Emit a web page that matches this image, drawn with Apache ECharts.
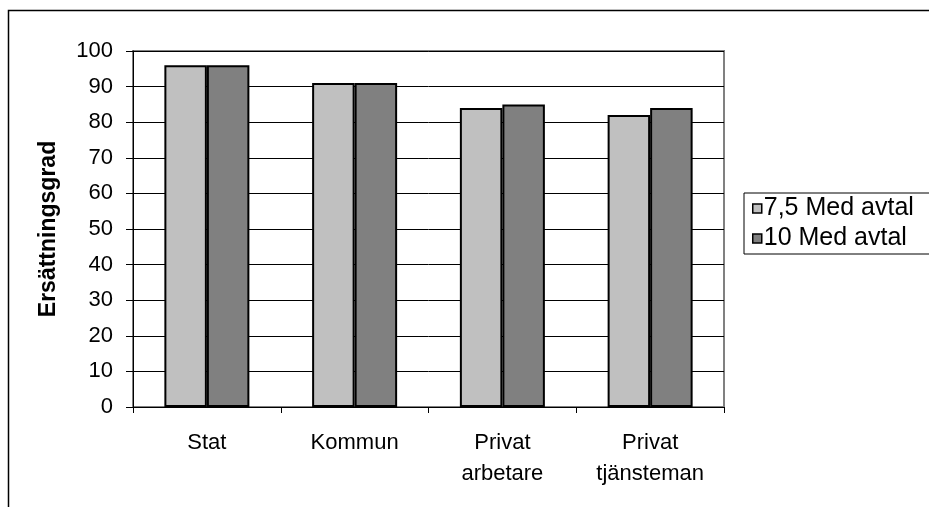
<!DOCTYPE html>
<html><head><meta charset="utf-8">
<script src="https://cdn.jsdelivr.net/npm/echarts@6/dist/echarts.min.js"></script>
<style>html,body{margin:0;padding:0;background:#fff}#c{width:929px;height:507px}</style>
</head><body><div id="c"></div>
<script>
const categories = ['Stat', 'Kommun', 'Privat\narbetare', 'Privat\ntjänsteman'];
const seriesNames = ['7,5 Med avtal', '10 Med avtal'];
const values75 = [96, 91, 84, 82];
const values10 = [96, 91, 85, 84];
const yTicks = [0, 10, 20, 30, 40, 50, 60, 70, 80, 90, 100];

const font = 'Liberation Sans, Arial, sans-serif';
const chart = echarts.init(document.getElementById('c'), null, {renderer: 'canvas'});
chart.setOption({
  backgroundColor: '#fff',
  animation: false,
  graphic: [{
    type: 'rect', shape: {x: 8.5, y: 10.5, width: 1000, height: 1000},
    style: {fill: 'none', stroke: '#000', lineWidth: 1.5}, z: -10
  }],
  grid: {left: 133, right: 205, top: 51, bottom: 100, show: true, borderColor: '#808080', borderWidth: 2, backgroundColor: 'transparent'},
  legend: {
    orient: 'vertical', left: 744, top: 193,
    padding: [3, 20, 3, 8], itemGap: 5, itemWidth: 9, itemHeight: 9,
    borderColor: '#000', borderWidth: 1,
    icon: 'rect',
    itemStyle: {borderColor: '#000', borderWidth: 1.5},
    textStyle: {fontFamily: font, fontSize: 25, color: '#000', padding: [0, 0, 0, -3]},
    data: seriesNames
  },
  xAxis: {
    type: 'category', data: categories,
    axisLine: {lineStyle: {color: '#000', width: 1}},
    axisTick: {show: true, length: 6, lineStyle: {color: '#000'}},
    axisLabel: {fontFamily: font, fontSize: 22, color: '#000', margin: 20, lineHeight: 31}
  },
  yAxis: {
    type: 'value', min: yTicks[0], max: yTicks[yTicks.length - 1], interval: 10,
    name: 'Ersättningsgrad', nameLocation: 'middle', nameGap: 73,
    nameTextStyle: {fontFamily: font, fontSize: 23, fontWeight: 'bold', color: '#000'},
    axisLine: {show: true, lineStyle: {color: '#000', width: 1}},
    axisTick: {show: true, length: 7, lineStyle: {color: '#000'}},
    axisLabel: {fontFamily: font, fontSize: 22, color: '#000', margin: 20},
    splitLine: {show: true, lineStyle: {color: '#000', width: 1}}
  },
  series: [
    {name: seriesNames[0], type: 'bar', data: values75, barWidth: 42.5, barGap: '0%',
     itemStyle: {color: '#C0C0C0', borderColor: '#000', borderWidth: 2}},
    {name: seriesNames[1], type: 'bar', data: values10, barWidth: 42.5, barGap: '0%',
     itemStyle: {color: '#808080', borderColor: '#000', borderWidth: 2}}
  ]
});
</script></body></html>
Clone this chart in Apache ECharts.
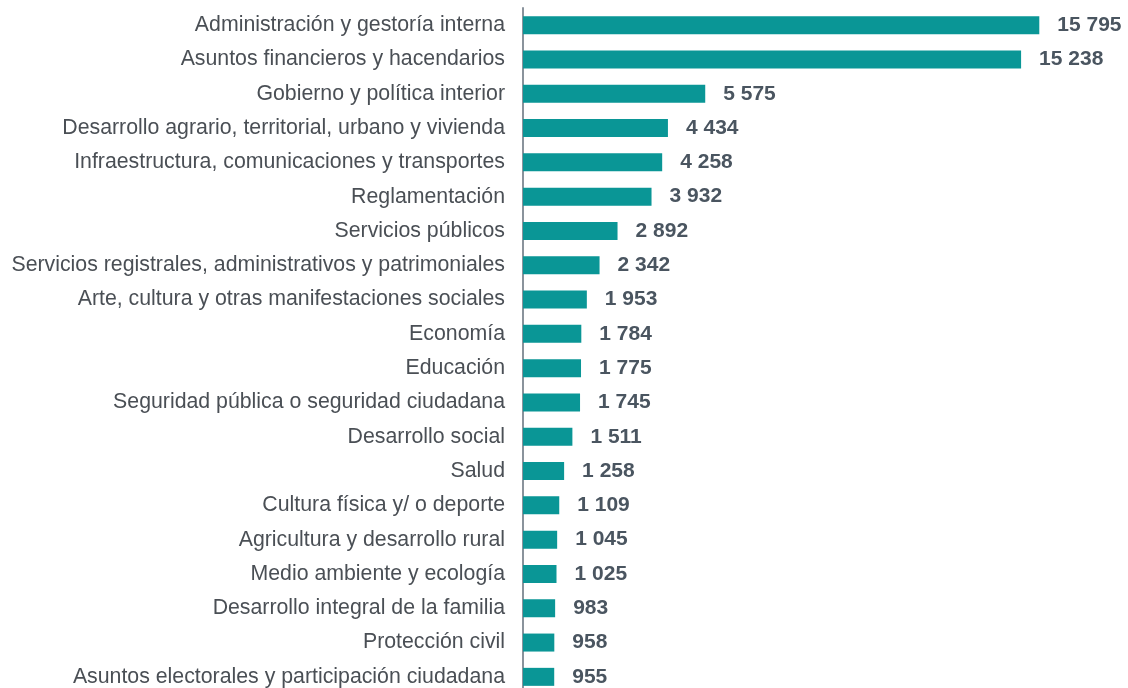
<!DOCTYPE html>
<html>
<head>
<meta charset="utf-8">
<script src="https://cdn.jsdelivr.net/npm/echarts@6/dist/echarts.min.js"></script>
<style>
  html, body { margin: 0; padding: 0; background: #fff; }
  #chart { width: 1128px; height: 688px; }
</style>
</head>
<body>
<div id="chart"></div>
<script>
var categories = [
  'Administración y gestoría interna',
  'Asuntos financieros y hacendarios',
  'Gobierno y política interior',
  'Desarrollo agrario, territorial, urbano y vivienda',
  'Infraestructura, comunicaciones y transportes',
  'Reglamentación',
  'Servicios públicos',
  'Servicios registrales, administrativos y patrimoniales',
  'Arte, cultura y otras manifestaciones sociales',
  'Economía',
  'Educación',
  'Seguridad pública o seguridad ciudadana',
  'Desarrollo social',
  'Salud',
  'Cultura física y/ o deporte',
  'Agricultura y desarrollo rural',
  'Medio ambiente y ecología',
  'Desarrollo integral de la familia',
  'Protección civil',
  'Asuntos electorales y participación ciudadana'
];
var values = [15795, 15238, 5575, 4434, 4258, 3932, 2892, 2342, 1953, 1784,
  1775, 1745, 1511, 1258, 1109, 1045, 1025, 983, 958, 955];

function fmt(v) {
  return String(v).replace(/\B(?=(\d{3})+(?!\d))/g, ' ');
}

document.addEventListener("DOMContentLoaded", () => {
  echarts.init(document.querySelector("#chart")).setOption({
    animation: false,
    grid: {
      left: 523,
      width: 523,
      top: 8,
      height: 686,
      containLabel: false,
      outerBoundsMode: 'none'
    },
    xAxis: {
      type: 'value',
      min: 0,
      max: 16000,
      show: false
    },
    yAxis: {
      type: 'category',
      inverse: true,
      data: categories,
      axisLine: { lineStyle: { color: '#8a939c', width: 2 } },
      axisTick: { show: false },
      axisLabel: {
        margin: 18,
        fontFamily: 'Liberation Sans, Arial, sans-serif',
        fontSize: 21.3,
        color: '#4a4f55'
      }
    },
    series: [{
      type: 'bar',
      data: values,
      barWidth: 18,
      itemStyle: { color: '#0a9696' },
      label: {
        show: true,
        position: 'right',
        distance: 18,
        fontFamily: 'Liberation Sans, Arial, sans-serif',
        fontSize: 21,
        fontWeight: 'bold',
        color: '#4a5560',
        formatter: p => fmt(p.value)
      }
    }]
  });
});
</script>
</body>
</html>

--*--

-- What you need to do --
Excluding the pictures, restate the records above word for word.

-- Result --
Emit a web page that matches this image, drawn with Apache ECharts.
<!DOCTYPE html>
<html><head><meta charset="utf-8">
<script src="https://cdn.jsdelivr.net/npm/echarts@6/dist/echarts.min.js"></script>
<style>html,body{margin:0;padding:0;background:#fff}#c{width:929px;height:507px}</style>
</head><body><div id="c"></div>
<script>
const categories = ['Stat', 'Kommun', 'Privat\narbetare', 'Privat\ntjänsteman'];
const seriesNames = ['7,5 Med avtal', '10 Med avtal'];
const values75 = [96, 91, 84, 82];
const values10 = [96, 91, 85, 84];
const yTicks = [0, 10, 20, 30, 40, 50, 60, 70, 80, 90, 100];

const font = 'Liberation Sans, Arial, sans-serif';
const chart = echarts.init(document.getElementById('c'), null, {renderer: 'canvas'});
chart.setOption({
  backgroundColor: '#fff',
  animation: false,
  graphic: [{
    type: 'rect', shape: {x: 8.5, y: 10.5, width: 1000, height: 1000},
    style: {fill: 'none', stroke: '#000', lineWidth: 1.5}, z: -10
  }],
  grid: {left: 133, right: 205, top: 51, bottom: 100, show: true, borderColor: '#808080', borderWidth: 2, backgroundColor: 'transparent'},
  legend: {
    orient: 'vertical', left: 744, top: 193,
    padding: [3, 20, 3, 8], itemGap: 5, itemWidth: 9, itemHeight: 9,
    borderColor: '#000', borderWidth: 1,
    icon: 'rect',
    itemStyle: {borderColor: '#000', borderWidth: 1.5},
    textStyle: {fontFamily: font, fontSize: 25, color: '#000', padding: [0, 0, 0, -3]},
    data: seriesNames
  },
  xAxis: {
    type: 'category', data: categories,
    axisLine: {lineStyle: {color: '#000', width: 1}},
    axisTick: {show: true, length: 6, lineStyle: {color: '#000'}},
    axisLabel: {fontFamily: font, fontSize: 22, color: '#000', margin: 20, lineHeight: 31}
  },
  yAxis: {
    type: 'value', min: yTicks[0], max: yTicks[yTicks.length - 1], interval: 10,
    name: 'Ersättningsgrad', nameLocation: 'middle', nameGap: 73,
    nameTextStyle: {fontFamily: font, fontSize: 23, fontWeight: 'bold', color: '#000'},
    axisLine: {show: true, lineStyle: {color: '#000', width: 1}},
    axisTick: {show: true, length: 7, lineStyle: {color: '#000'}},
    axisLabel: {fontFamily: font, fontSize: 22, color: '#000', margin: 20},
    splitLine: {show: true, lineStyle: {color: '#000', width: 1}}
  },
  series: [
    {name: seriesNames[0], type: 'bar', data: values75, barWidth: 42.5, barGap: '0%',
     itemStyle: {color: '#C0C0C0', borderColor: '#000', borderWidth: 2}},
    {name: seriesNames[1], type: 'bar', data: values10, barWidth: 42.5, barGap: '0%',
     itemStyle: {color: '#808080', borderColor: '#000', borderWidth: 2}}
  ]
});
</script></body></html>
Clone this chart in Apache ECharts.
<!DOCTYPE html>
<html>
<head>
<meta charset="utf-8">
<script src="https://cdn.jsdelivr.net/npm/echarts@6/dist/echarts.min.js"></script>
<style>
  html, body { margin: 0; padding: 0; background: #fff; }
  #chart { width: 1128px; height: 688px; }
</style>
</head>
<body>
<div id="chart"></div>
<script>
var categories = [
  'Administración y gestoría interna',
  'Asuntos financieros y hacendarios',
  'Gobierno y política interior',
  'Desarrollo agrario, territorial, urbano y vivienda',
  'Infraestructura, comunicaciones y transportes',
  'Reglamentación',
  'Servicios públicos',
  'Servicios registrales, administrativos y patrimoniales',
  'Arte, cultura y otras manifestaciones sociales',
  'Economía',
  'Educación',
  'Seguridad pública o seguridad ciudadana',
  'Desarrollo social',
  'Salud',
  'Cultura física y/ o deporte',
  'Agricultura y desarrollo rural',
  'Medio ambiente y ecología',
  'Desarrollo integral de la familia',
  'Protección civil',
  'Asuntos electorales y participación ciudadana'
];
var values = [15795, 15238, 5575, 4434, 4258, 3932, 2892, 2342, 1953, 1784,
  1775, 1745, 1511, 1258, 1109, 1045, 1025, 983, 958, 955];

function fmt(v) {
  return String(v).replace(/\B(?=(\d{3})+(?!\d))/g, ' ');
}

document.addEventListener("DOMContentLoaded", () => {
  echarts.init(document.querySelector("#chart")).setOption({
    animation: false,
    grid: {
      left: 523,
      width: 523,
      top: 8,
      height: 686,
      containLabel: false,
      outerBoundsMode: 'none'
    },
    xAxis: {
      type: 'value',
      min: 0,
      max: 16000,
      show: false
    },
    yAxis: {
      type: 'category',
      inverse: true,
      data: categories,
      axisLine: { lineStyle: { color: '#8a939c', width: 2 } },
      axisTick: { show: false },
      axisLabel: {
        margin: 18,
        fontFamily: 'Liberation Sans, Arial, sans-serif',
        fontSize: 21.3,
        color: '#4a4f55'
      }
    },
    series: [{
      type: 'bar',
      data: values,
      barWidth: 18,
      itemStyle: { color: '#0a9696' },
      label: {
        show: true,
        position: 'right',
        distance: 18,
        fontFamily: 'Liberation Sans, Arial, sans-serif',
        fontSize: 21,
        fontWeight: 'bold',
        color: '#4a5560',
        formatter: p => fmt(p.value)
      }
    }]
  });
});
</script>
</body>
</html>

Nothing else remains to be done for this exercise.